Bail-in Resilience Checklist for Businesses
- Zener Group

- Jan 21
- 2 min read
Professional assessment of business resilience to bail-in risks. Includes 19 questions across 7 categories: account structure, banking diversification, legal protection of assets, liquidity, investments, geography, and crisis preparedness. Traffic light assessment system with PDF export.

Focus on operational resilience, legal protection of corporate assets, continuity of payment operations and preparedness for crisis scenarios. Takes into account the specifics of corporate accounts, which often exceed deposit insurance limits.
Who is it for
Companies, entrepreneurs, financial directors.
Result
A detailed report with an assessment for each category, an overall score, and personalised recommendations for strengthening the company's financial architecture.
General principles
Bail-in resilience ≠ choosing a "good bank". Bail-in resilience is about the architecture of money storage, not finding a "reliable" bank.
Traffic light rating system. A simple and intuitive system for quickly understanding the level of risk.
Practical recommendations. Each risk level is accompanied by specific actions for improvement.
Export results. The ability to save a detailed report in PDF format for further analysis.
Based on real mechanisms. The checklists are created in accordance with current European legislation on bank resolution (BRRD).
Assessment system
High resilience: 17-19 points
Average stability: 11-16 points
Low stability: 0-10 points
Recommendations for use
Complete the checklist honestly — there is no place for self-deception here
Save the results in PDF format to track your progress
Review your assessment every 3-6 months.
If your score is low, take immediate action.
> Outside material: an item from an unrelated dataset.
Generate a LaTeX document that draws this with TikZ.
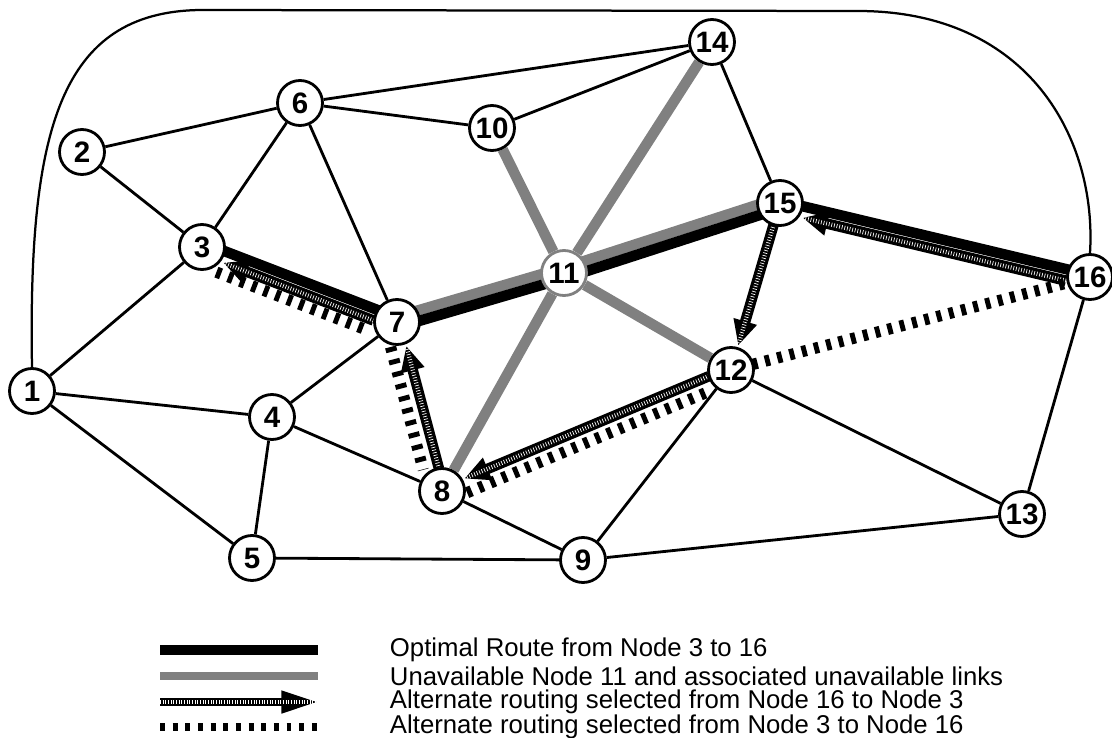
\documentclass[tikz,border=0pt]{standalone}
\usepackage{fontspec}
\setmainfont{Liberation Sans}
\usetikzlibrary{calc,arrows.meta}
\pgfdeclarelayer{background}
\pgfsetlayers{background,main}
\tikzset{
  stn/.style={circle,draw,line width=2pt,fill=white,minimum size=32pt,inner sep=0pt,
    font=\bfseries\fontsize{21}{21}\selectfont},
  link/.style={line width=2pt},
  optroute/.style={line width=7.5pt},
  deadlink/.style={line width=7.5pt,black!50},
  backroute/.style={line width=7.5pt,-{Triangle[width=16pt,length=18pt]},
    postaction={draw=white,line width=3pt,dash pattern=on .5pt off 1.4pt,arrows=-}},
  fwdroute/.style={line width=8pt,dash pattern=on 3.5pt off 5.5pt},
  atnodes/.style={shorten >=18pt,shorten <=16pt},
  legtext/.style={anchor=west,font=\fontsize{18.3}{20}\selectfont}
}
% band beside the line between two stations
\newcommand{\sidelink}[4]{\draw[#1] ($(#2)!#4!90:(#3)$) -- ($(#3)!#4!-90:(#2)$);}
\begin{document}
\begin{tikzpicture}[x=0.025cm,y=-0.025cm]
\useasboundingbox (0,0) rectangle (1112,737);

   \node[stn] at (32,391)   (n1)  {1};
   \node[stn] at (82,152)   (n2)  {2};
   \node[stn] at (202,247)  (n3)  {3};
   \node[stn] at (272,417)  (n4)  {4};
   \node[stn] at (252,558)  (n5)  {5};
   \node[stn] at (300,103)  (n6)  {6};
   \node[stn] at (397,322)  (n7)  {7};
   \node[stn] at (442,491)  (n8)  {8};
   \node[stn] at (583,560)  (n9)  {9};
   \node[stn] at (492,128)  (n10) {10};
   \node[stn,draw=black!50] at (564,273) (n11) {11};
   \node[stn] at (731,370)  (n12) {12};
   \node[stn] at (1022,514) (n13) {13};
   \node[stn] at (712,42)   (n14) {14};
   \node[stn] at (780,203)  (n15) {15};
   \node[stn] at (1090,277) (n16) {16};

    % plain links
    \draw[link] (n1) -- (n3);
    \draw[link] (n1) -- (n4);
    \draw[link] (n1) -- (n5);
    \draw[link] (n2) -- (n3);
    \draw[link] (n2) -- (n6);
    \draw[link] (n3) -- (n6);
    \draw[link] (n6) -- (n7);
    \draw[link] (n6) -- (n10);
    \draw[link] (n6) -- (n14);
    \draw[link] (n10) -- (n14);
    \draw[link] (n14) -- (n15);
    \draw[link] (n4) -- (n7);
    \draw[link] (n4) -- (n5);
    \draw[link] (n4) -- (n8);
    \draw[link] (n5) -- (n9);
    \draw[link] (n8) -- (n9);
    \draw[link] (n9) -- (n12);
    \draw[link] (n9) -- (n13);
    \draw[link] (n12) -- (n13);
    \draw[link] (n13) -- (n16);
    \draw[line width=1.6pt] (n1.north) .. controls (28,130) and (60,12) .. (200,10)
       -- (860,11) .. controls (1030,12) and (1097,140) .. (n16.north);

\begin{pgfonlayer}{background}
    % links of node 11
    \draw[deadlink] (n11) -- (n10);
    \draw[deadlink] (n11) -- (n14);
    \draw[deadlink] (n11) -- (n8);
    \draw[deadlink] (n11) -- (n12);
    \sidelink{deadlink}{n7}{n11}{3.7pt}
    \sidelink{deadlink}{n11}{n15}{3.7pt}
    % optimal route 3 to 16
    \sidelink{optroute}{n3}{n7}{3pt}
    \sidelink{optroute}{n7}{n11}{-3.7pt}
    \sidelink{optroute}{n11}{n15}{-3.7pt}
    \sidelink{optroute}{n15}{n16}{1.5pt}
    % alternate 16 to 3
    \sidelink{backroute,atnodes}{n16}{n15}{6.5pt}
    \sidelink{backroute,atnodes}{n15}{n12}{0pt}
    \sidelink{backroute,atnodes}{n12}{n8}{-2pt}
    \sidelink{backroute,atnodes}{n8}{n7}{-2pt}
    \sidelink{backroute,atnodes}{n7}{n3}{5pt}
    % alternate 3 to 16
    \sidelink{fwdroute,atnodes}{n3}{n7}{-13pt}
    \sidelink{fwdroute,atnodes}{n7}{n8}{-9pt}
    \sidelink{fwdroute,atnodes}{n8}{n12}{-8pt}
    \sidelink{fwdroute,atnodes}{n12}{n16}{0pt}
\end{pgfonlayer}

    % legend
    \coordinate (k1a) at (160,650); \coordinate (k1b) at (318,650);
    \coordinate (k2a) at (160,676); \coordinate (k2b) at (318,676);
    \coordinate (k3a) at (160,702); \coordinate (k3b) at (318,702);
    \coordinate (k4a) at (160,727); \coordinate (k4b) at (318,727);
    \draw[optroute,line width=6.5pt] (k1a) -- (k1b);
    \draw[deadlink,line width=5pt] (k2a) -- (k2b);
    \draw[backroute,line width=5pt,-{Triangle[width=15pt,length=26pt]}] (k3a) -- (k3b);
    \draw[fwdroute,line width=6pt] (k4a) -- (k4b);
    \node[legtext] at (385,650) (t1) {Optimal Route from Node 3 to 16};
    \node[legtext] at (385,676) (t2) {Unavailable Node 11 and associated unavailable links};
    \node[legtext] at (385,702) (t3) {Alternate routing selected from Node 16 to Node 3};
    \node[legtext] at (385,727) (t4) {Alternate routing selected from Node 3 to Node 16};

\end{tikzpicture}
\end{document}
If your score is high, don't relax, continue to monitor.
The risk is not that a bail-in will necessarily happen.
The risk is that you may not be prepared for it.
Why is this important?
Since 2016, the European Union has had a bail-in mechanism in place — a procedure for restructuring troubled banks using funds from their depositors and creditors rather than from the state (bail-out). This means that in the event of a banking crisis, your deposits in excess of the insured amount may be written off or converted into shares in the troubled bank.
The bail-in mechanism was introduced after the 2008 financial crisis to shift the burden of bailing out banks from taxpayers to financial market participants themselves. In practice, this means that bank customers now bear direct financial responsibility for the stability of their financial institutions.
A striking example is the Credit Suisse crisis in 2023, when holders of $17 billion in AT1 subordinated bonds lost their entire investment overnight. This was the first large-scale application of the bail-in mechanism to a major European bank, which showed that the risk is real and not just theoretical.
It is important to understand that bail-in is not a question of "bad" or "good" banks. It is a question of the architecture of money storage. Even reliable banks can face systemic problems, and customers with undiversified assets will be at the greatest risk.
These checklists will help you assess the resilience of your financial structure to bail-in risks and take preventive measures to protect yourself.